Please tell me what script you used to watch this?

====
I have old tools and they show quite good results, but this node is actually very loaded and there are quite large delays in the file system, the queue for processing by the bloom filter (deletion)

pwsh .\successrate.ps1 -Path storagenode.log
========== AUDIT =============
Successful:             46
Recoverable failed:     0
Unrecoverable failed:   0
Success Min:            100%
Success Max:            100%
========== DOWNLOAD ==========
Successful:             748
Failed:                 3
Success Rate:           99.6005326231691
========== UPLOAD ============
Successful:             6056
Rejected:               0
Failed:                 107
Acceptance Rate:        100
Success Rate:           98.2638325490832
========== REPAIR DOWNLOAD ===
Successful:             179
Failed:                 0
Success Rate:           100
========== REPAIR UPLOAD =====
Successful:             179
Failed:                 38
Success Rate:           97.2343522561863

If you use the same tool, it looks quite strange, the numbers 98-99% indicate that everything is fine, but the node actually, if you look at the delays (more than 200 ms), queues (more than 3,4), requires attention and optimization.

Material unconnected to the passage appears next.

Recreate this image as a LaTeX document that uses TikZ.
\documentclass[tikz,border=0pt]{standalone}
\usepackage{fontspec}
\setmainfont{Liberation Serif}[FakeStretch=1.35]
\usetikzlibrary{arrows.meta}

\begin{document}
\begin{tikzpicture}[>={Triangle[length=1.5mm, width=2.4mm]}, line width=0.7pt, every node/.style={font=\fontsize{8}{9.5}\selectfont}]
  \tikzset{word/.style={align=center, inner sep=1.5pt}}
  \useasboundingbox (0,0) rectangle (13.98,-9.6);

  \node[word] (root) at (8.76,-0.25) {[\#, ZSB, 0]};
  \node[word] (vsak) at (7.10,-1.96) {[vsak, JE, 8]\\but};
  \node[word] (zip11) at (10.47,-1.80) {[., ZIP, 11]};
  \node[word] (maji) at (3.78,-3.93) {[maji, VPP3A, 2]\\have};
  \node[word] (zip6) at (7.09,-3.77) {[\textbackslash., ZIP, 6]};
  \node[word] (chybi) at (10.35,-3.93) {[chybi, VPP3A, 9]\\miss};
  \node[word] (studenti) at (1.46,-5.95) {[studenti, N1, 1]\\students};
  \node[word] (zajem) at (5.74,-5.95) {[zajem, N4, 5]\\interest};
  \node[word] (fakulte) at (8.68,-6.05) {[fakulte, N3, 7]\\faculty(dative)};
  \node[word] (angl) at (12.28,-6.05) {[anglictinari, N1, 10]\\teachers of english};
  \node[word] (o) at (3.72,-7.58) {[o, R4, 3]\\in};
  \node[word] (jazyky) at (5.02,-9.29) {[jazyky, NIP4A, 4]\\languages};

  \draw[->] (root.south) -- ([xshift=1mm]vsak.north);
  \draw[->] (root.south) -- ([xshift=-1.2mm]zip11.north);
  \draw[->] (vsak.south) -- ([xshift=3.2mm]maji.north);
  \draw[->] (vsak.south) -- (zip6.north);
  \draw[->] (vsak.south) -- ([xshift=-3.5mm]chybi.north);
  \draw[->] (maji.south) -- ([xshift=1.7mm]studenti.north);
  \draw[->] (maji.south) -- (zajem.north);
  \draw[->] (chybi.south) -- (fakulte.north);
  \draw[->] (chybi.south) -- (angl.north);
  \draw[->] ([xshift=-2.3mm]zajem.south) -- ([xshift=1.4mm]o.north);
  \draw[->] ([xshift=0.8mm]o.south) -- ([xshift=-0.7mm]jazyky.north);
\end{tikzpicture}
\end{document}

If even such a node can handle the load (Yes, I understand that it is small and there is almost no test traffic now), then my other nodes are in super condition))) - but then why are there discrepancies with occupied space, long scanning time, bloom filter processing queue and so on…

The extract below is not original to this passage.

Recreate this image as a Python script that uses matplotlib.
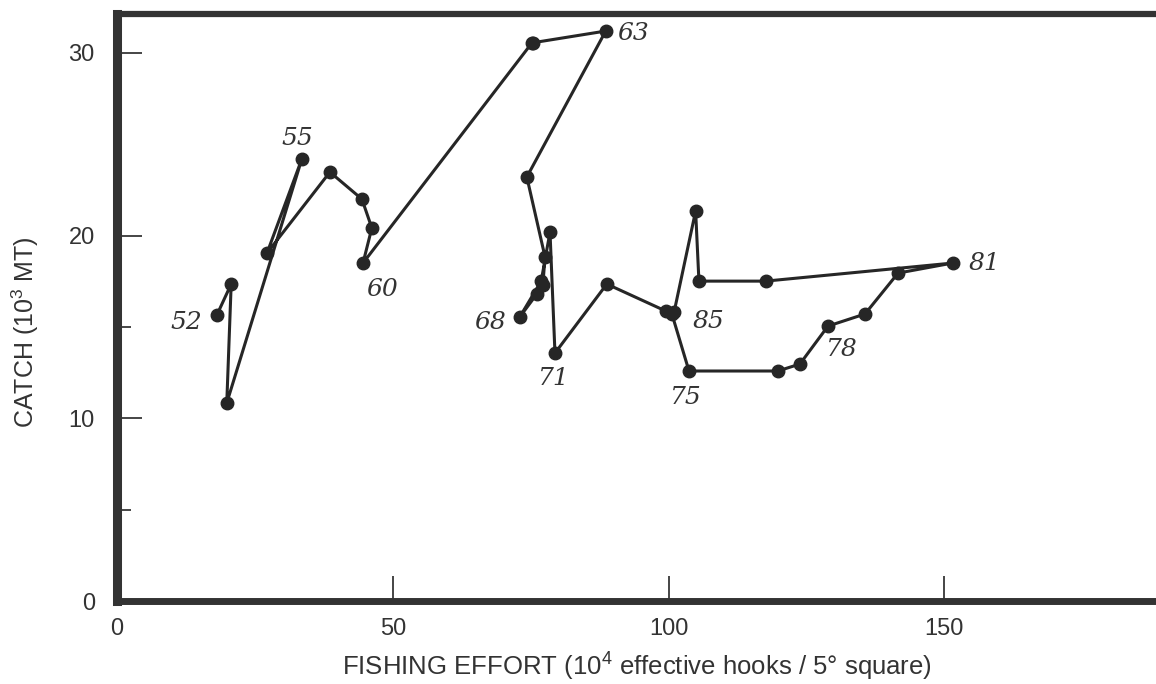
import matplotlib

matplotlib.use("Agg")
import matplotlib.pyplot as plt

# catch vs fishing effort, one point per year 1952-1985
years = list(range(52, 86))
effort = [
    18.1, 20.7, 19.9, 33.5, 27.2, 38.6, 44.4, 46.2, 44.6, 75.2,
    75.4, 88.6, 74.3, 77.6, 77.2, 76.1, 73.0, 76.9, 78.5, 79.4,
    88.8, 99.5, 100.6, 103.7, 119.8, 123.8, 128.9, 135.6, 141.6, 151.5,
    117.6, 105.5, 104.9, 101.0,
]
catch = [
    15.65, 17.35, 10.84, 24.19, 19.05, 23.48, 22.0, 20.42, 18.5, 30.54,
    30.56, 31.2, 23.21, 18.83, 17.30, 16.80, 15.54, 17.51, 20.20, 13.57,
    17.35, 15.87, 15.71, 12.59, 12.59, 12.97, 15.05, 15.71, 17.95, 18.50,
    17.51, 17.51, 21.35, 15.82,
]
labelled_years = [52, 55, 60, 63, 68, 71, 75, 78, 81, 85]

# label placement relative to the point (points)
label_offsets = {
    52: (-22, -5), 55: (-3, 15), 60: (14, -19), 63: (20, -2), 68: (-21, -4),
    71: (-1, -18), 75: (-2, -19), 78: (10, -17), 81: (23, 0), 85: (25, -7),
}

plt.rcParams["font.family"] = ["Liberation Sans", "DejaVu Sans"]
plt.rcParams["mathtext.fontset"] = "custom"
plt.rcParams["mathtext.rm"] = "Liberation Sans"

W, H = 1156, 684
fig = plt.figure(figsize=(W / 100, H / 100), dpi=100)
ax = fig.add_axes([117 / W, (H - 601) / H, (1170 - 117) / W, (601 - 13.5) / H])

ink = "#262626"
ax.plot(effort, catch, color=ink, linewidth=2.2, marker="o", markersize=9,
        markerfacecolor=ink, markeredgecolor=ink, zorder=3)

for yr in labelled_years:
    i = years.index(yr)
    ax.annotate(str(yr), (effort[i], catch[i]), xytext=label_offsets[yr],
                textcoords="offset points", ha="center", va="center",
                fontsize=18, fontstyle="italic", family=["DejaVu Serif"],
                color="#333333")

ax.set_xlim(0, 190.9)
ax.set_ylim(0, 32.16)
ax.set_xticks([0, 50, 100, 150])
ax.set_yticks([0, 10, 20, 30])
ax.set_yticks([5, 15], minor=True)
ax.tick_params(axis="both", which="major", direction="in", length=18, width=1.2,
               colors=ink, labelsize=17, labelcolor="#333333")
ax.tick_params(axis="x", which="major", pad=12)
ax.tick_params(axis="y", which="major", pad=16)
ax.tick_params(axis="y", which="minor", direction="in", length=10, width=1.2, colors=ink)

ax.spines["right"].set_visible(False)
ax.spines["left"].set_linewidth(6.5)
ax.spines["top"].set_linewidth(4.5)
ax.spines["bottom"].set_linewidth(5)
for side in ("left", "top", "bottom"):
    ax.spines[side].set_color("#333333")

ax.set_xlabel("FISHING EFFORT (10$^4$ effective hooks / 5° square)", fontsize=18.5, color="#333333")
ax.set_ylabel("CATCH (10$^3$ MT)", fontsize=18, color="#333333")
ax.xaxis.set_label_coords((637 - 117) / 1053, -0.082)
ax.yaxis.set_label_coords(-0.072, (601 - 332) / 587.5)

fig.savefig("out.png", dpi=100, facecolor="white")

JWvdV · September 2, 2024, 9:34am

What tool are we talking about?
I mean those delays and queues, how to get those insights?

vovannovig · September 2, 2024, 9:55am

I use Windows and the delays are visible in the task manager, and the queue length in the “resource monitor”

vovannovig · September 6, 2024, 9:19am

Very little traffic, after these large-scale deletions I really want to fill it up.

Please tell me, will the download resume?